In [None]:
from load_data import loading_and_pre_processing_pipeline

feature_data = loading_and_pre_processing_pipeline()
cleaned_feature_data = feature_data.dropna(axis=0)

print(
    f'{len(feature_data)} records from {len(set(cleaned_feature_data["user_id"].values))} users present. '
)
print(f"{len(cleaned_feature_data)} of which are complete.")

In [None]:
feature_data.info()

In [None]:
df = feature_data.dropna(axis=0, subset=["test_result"]).drop(
    columns=["test_result", "user_id", "test_week_start", "date"]
)
y = feature_data.dropna(axis=0, subset=["test_result"])[["test_result"]].astype(bool)

classes_count = y.value_counts()
classes_count

In [None]:
df

As expected, the dataset is heavily imbalanced with a much higher number of negative than positive test results.
The problems with this are illustrated below:

In [None]:
from sklearn.model_selection import cross_validate
from sklearn.dummy import DummyClassifier
import pandas as pd

dummy_clf = DummyClassifier(strategy="most_frequent")
scoring = ["accuracy", "balanced_accuracy"]

index = []
scores = {"Accuracy": [], "Balanced accuracy": []}

# Score a dummy classifier as baseline
index += ["Dummy classifier"]
cv_result = cross_validate(dummy_clf, df, y, scoring=scoring)
scores["Accuracy"].append(cv_result["test_accuracy"].mean())
scores["Balanced accuracy"].append(cv_result["test_balanced_accuracy"].mean())
print(f"Accuracy score of a dummy classifier: {cv_result['test_accuracy'].mean():.3f}")

pd.DataFrame(scores, index=index)

This shows that a dummy classifier that classifies all records as the majority class has very high accuracy, simply because it classifies most of the cases correctly. If one corrects for the class imbalance, the accuracy is still 0.5 (random).

In [None]:
from sklearn.impute import SimpleImputer
from sklearn.preprocessing import StandardScaler, OrdinalEncoder
from sklearn.pipeline import make_pipeline
from sklearn.compose import make_column_transformer
from sklearn.compose import make_column_selector as selector
from sklearn.linear_model import LogisticRegression

num_pipe = make_pipeline(
    StandardScaler(), SimpleImputer(strategy="mean", add_indicator=True)
)
cat_pipe = make_pipeline(
    SimpleImputer(strategy="constant", fill_value=False),
    OrdinalEncoder(),
)
preprocessor_linear = make_column_transformer(
    [num_pipe, selector(dtype_include="number")],
    [cat_pipe, selector(dtype_include="object")],
    n_jobs=2,
)
lr_clf = make_pipeline(preprocessor_linear, LogisticRegression(max_iter=1000))

In [None]:
# Train and score logistic regression
index += ["Logistic regression"]
cv_result = cross_validate(lr_clf, df, y, scoring=scoring)
scores["Accuracy"].append(cv_result["test_accuracy"].mean())
scores["Balanced accuracy"].append(cv_result["test_balanced_accuracy"].mean())
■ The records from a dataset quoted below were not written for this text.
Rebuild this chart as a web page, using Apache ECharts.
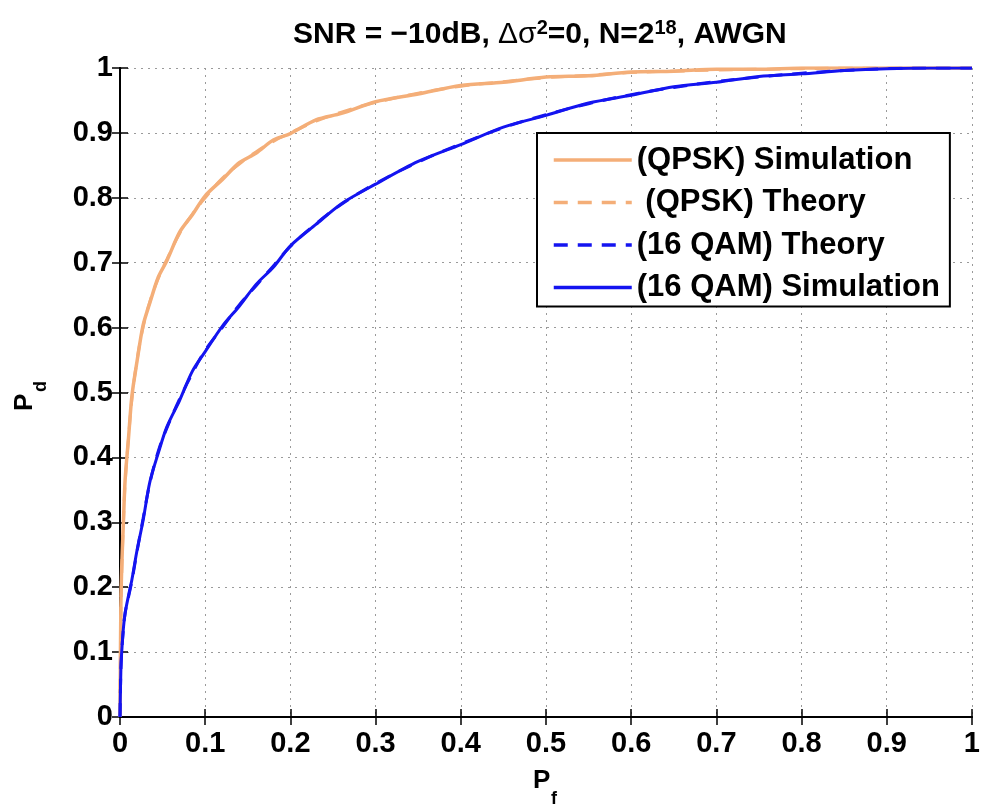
<!DOCTYPE html>
<html><head><meta charset="utf-8">
<script src="https://cdn.jsdelivr.net/npm/echarts@6/dist/echarts.min.js"></script>
<style>html,body{margin:0;padding:0;background:#fff}#c{width:983px;height:812px}</style>
</head><body><div id="c"></div>
<script>
// Probability of false alarm (x) grid
const pf = [0, 0.001, 0.002, 0.004, 0.006, 0.01, 0.014, 0.02, 0.027, 0.035, 0.045, 0.055, 0.07, 0.085, 0.1, 0.12, 0.14, 0.16, 0.18, 0.2, 0.23, 0.26, 0.3, 0.35, 0.4, 0.45, 0.5, 0.55, 0.6, 0.65, 0.7, 0.75, 0.8, 0.85, 0.9, 0.95, 1];
// QPSK
const qpskTheory = [0, 0.16, 0.22, 0.30, 0.36, 0.43, 0.49, 0.55, 0.60, 0.64, 0.676, 0.705, 0.745, 0.775, 0.80, 0.83, 0.852, 0.871, 0.887, 0.90, 0.918, 0.932, 0.947, 0.961, 0.972, 0.979, 0.985, 0.989, 0.993, 0.995, 0.997, 0.998, 0.999, 1, 1, 1, 1];
const qpskSim    = [0, 0.17, 0.23, 0.30, 0.365, 0.43, 0.495, 0.548, 0.603, 0.638, 0.678, 0.703, 0.747, 0.774, 0.803, 0.828, 0.854, 0.869, 0.889, 0.899, 0.92, 0.93, 0.948, 0.96, 0.973, 0.978, 0.986, 0.988, 0.994, 0.995, 0.998, 0.998, 1, 1, 1, 1, 1];
// 16 QAM
const qamTheory = [0, 0.07, 0.10, 0.135, 0.16, 0.185, 0.21, 0.255, 0.305, 0.36, 0.41, 0.445, 0.49, 0.53, 0.565, 0.60, 0.635, 0.665, 0.695, 0.725, 0.76, 0.79, 0.822, 0.855, 0.883, 0.908, 0.928, 0.945, 0.959, 0.97, 0.979, 0.986, 0.992, 0.996, 0.999, 1, 1];
const qamSim    = [0, 0.072, 0.10, 0.137, 0.16, 0.187, 0.212, 0.257, 0.302, 0.362, 0.407, 0.447, 0.488, 0.533, 0.563, 0.602, 0.633, 0.667, 0.693, 0.726, 0.759, 0.791, 0.821, 0.856, 0.882, 0.909, 0.927, 0.946, 0.958, 0.971, 0.978, 0.987, 0.991, 0.996, 0.999, 1, 1];
const tickLabels = ['0', '0.1', '0.2', '0.3', '0.4', '0.5', '0.6', '0.7', '0.8', '0.9', '1'];
const seriesNames = ['(QPSK) Simulation', ' (QPSK) Theory', '(16 QAM) Theory', '(16 QAM) Simulation'];

const FF = "'Liberation Sans', Arial, Helvetica, sans-serif";
const ORANGE = '#F4AE78';
const BLUE = '#1414F0';
const pairs = arr => pf.map((x, i) => [x, arr[i]]);
const fmt = v => tickLabels[Math.round(v * 10)];

const labelStyle = {fontSize: 29, fontWeight: 'bold', color: '#000', fontFamily: FF};
const gridLine = {show: true, lineStyle: {color: '#9a9a9a', type: [2, 5], width: 1}};
const axisLine = {show: true, lineStyle: {color: '#000', width: 2}};
const tickIn = {show: true, inside: true, length: 8, lineStyle: {color: '#000', width: 1.5}};

const chart = echarts.init(document.getElementById('c'), null, {renderer: 'canvas'});
chart.setOption({
  animation: false,
  backgroundColor: '#fff',
  title: {
    left: 288, top: 13,
    text: '{a|SNR = −10dB, }{g|Δσ}{s|2}{a|=0, N=2}{s|18}{a|, AWGN}',
    textStyle: {
      rich: {
        a: {fontSize: 30, fontWeight: 'bold', fontFamily: FF, color: '#000', lineHeight: 33},
        g: {fontSize: 30, fontWeight: 'normal', fontFamily: FF, color: '#000', lineHeight: 33},
        s: {fontSize: 20, fontWeight: 'bold', fontFamily: FF, color: '#000', lineHeight: 20, verticalAlign: 'top'}
      }
    }
  },
  grid: {left: 120, right: 8, top: 68, bottom: 95, containLabel: false},
  xAxis: [
    {type: 'value', min: 0, max: 1, interval: 0.1, position: 'bottom',
     axisLine, axisTick: tickIn, splitLine: gridLine,
     axisLabel: Object.assign({margin: 12, formatter: fmt}, labelStyle)},
    {type: 'value', min: 0, max: 1, interval: 0.1, position: 'top',
     axisLine, axisTick: tickIn, splitLine: {show: false}, axisLabel: {show: false}}
  ],
  yAxis: [
    {type: 'value', min: 0, max: 1, interval: 0.1, position: 'left',
     axisLine, axisTick: tickIn, splitLine: gridLine,
     axisLabel: Object.assign({margin: 7, formatter: fmt}, labelStyle)},
    {type: 'value', min: 0, max: 1, interval: 0.1, position: 'right',
     axisLine, axisTick: tickIn, splitLine: {show: false}, axisLabel: {show: false}}
  ],
  legend: {
    orient: 'vertical', left: 537, top: 133,
    padding: [10, 10, 2, 15], itemGap: 8.5, itemWidth: 78, itemHeight: 20,
    backgroundColor: '#fff', borderColor: '#000', borderWidth: 2, borderRadius: 0,
    itemStyle: {opacity: 0},
    lineStyle: {width: 3.5},
    textStyle: {fontSize: 31, fontWeight: 'bold', fontFamily: FF, color: '#000', lineHeight: 34},
    data: seriesNames
  },
  series: [
    {name: seriesNames[0], type: 'line', data: pairs(qpskSim), symbol: 'none', smooth: 0.3,
     lineStyle: {color: ORANGE, width: 3.5, type: 'solid'}, itemStyle: {color: ORANGE}, z: 2},
    {name: seriesNames[1], type: 'line', data: pairs(qpskTheory), symbol: 'none', smooth: 0.4,
     lineStyle: {color: ORANGE, width: 3, type: [14, 10]}, itemStyle: {color: ORANGE}, z: 3},
    {name: seriesNames[2], type: 'line', data: pairs(qamTheory), symbol: 'none', smooth: 0.4,
     lineStyle: {color: BLUE, width: 3, type: [14, 10]}, itemStyle: {color: BLUE}, z: 5},
    {name: seriesNames[3], type: 'line', data: pairs(qamSim), symbol: 'none', smooth: 0.3,
     lineStyle: {color: BLUE, width: 3, type: 'solid'}, itemStyle: {color: BLUE}, z: 4}
  ],
  graphic: [
    {type: 'text', x: 533, y: 781, style: {text: 'P', fontSize: 26, fontWeight: 'bold', fontFamily: FF, fill: '#000', align: 'left', verticalAlign: 'middle'}},
    {type: 'text', x: 551, y: 799, style: {text: 'f', fontSize: 18, fontWeight: 'bold', fontFamily: FF, fill: '#000', align: 'left', verticalAlign: 'middle'}},
    {type: 'group', x: 25, y: 411, rotation: Math.PI / 2, children: [
      {type: 'text', x: 0, y: 0, style: {text: 'P', fontSize: 26, fontWeight: 'bold', fontFamily: FF, fill: '#000', align: 'left', verticalAlign: 'middle'}},
      {type: 'text', x: 19, y: 16, style: {text: 'd', fontSize: 18, fontWeight: 'bold', fontFamily: FF, fill: '#000', align: 'left', verticalAlign: 'middle'}}
    ]}
  ]
});
</script>
</body></html>
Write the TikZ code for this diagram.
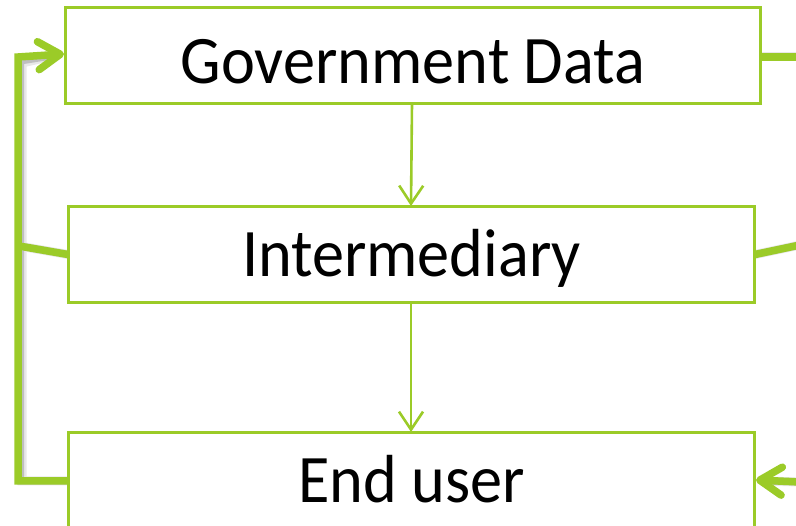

pd.DataFrame(scores, index=index)

So the accuracy of the logistic regression is essentially the same as a dummy baseline, if it is not corrected for the imbalance of classes in the dataset. Correcting for imbalance, the accuracy is better than chance, but still not very high. There are two things to improve the performance of the model:
* First, subsampling the majority class during training to get a balanced training set and
* Second, adjusting the loss function of the classifier to weigh cases of the minority class higher.

In [None]:
lr_clf.set_params(logisticregression__class_weight="balanced")

index += ["Logistic regression with balanced class weights"]
cv_result = cross_validate(lr_clf, df, y, scoring=scoring)
scores["Accuracy"].append(cv_result["test_accuracy"].mean())
scores["Balanced accuracy"].append(cv_result["test_balanced_accuracy"].mean())

pd.DataFrame(scores, index=index)

In [None]:
from imblearn.pipeline import make_pipeline as make_pipeline_with_sampler
from imblearn.under_sampling import RandomUnderSampler

lr_clf = make_pipeline_with_sampler(
    preprocessor_linear,
    RandomUnderSampler(random_state=42),
    LogisticRegression(max_iter=1000),
)

In [None]:
index += ["Under-sampling + Logistic regression"]
cv_result = cross_validate(lr_clf, df, y, scoring=scoring)
scores["Accuracy"].append(cv_result["test_accuracy"].mean())
scores["Balanced accuracy"].append(cv_result["test_balanced_accuracy"].mean())

pd.DataFrame(scores, index=index)

The performance of both options is comparable and substantially better than the naive regression approach in terms of balanced accuracy.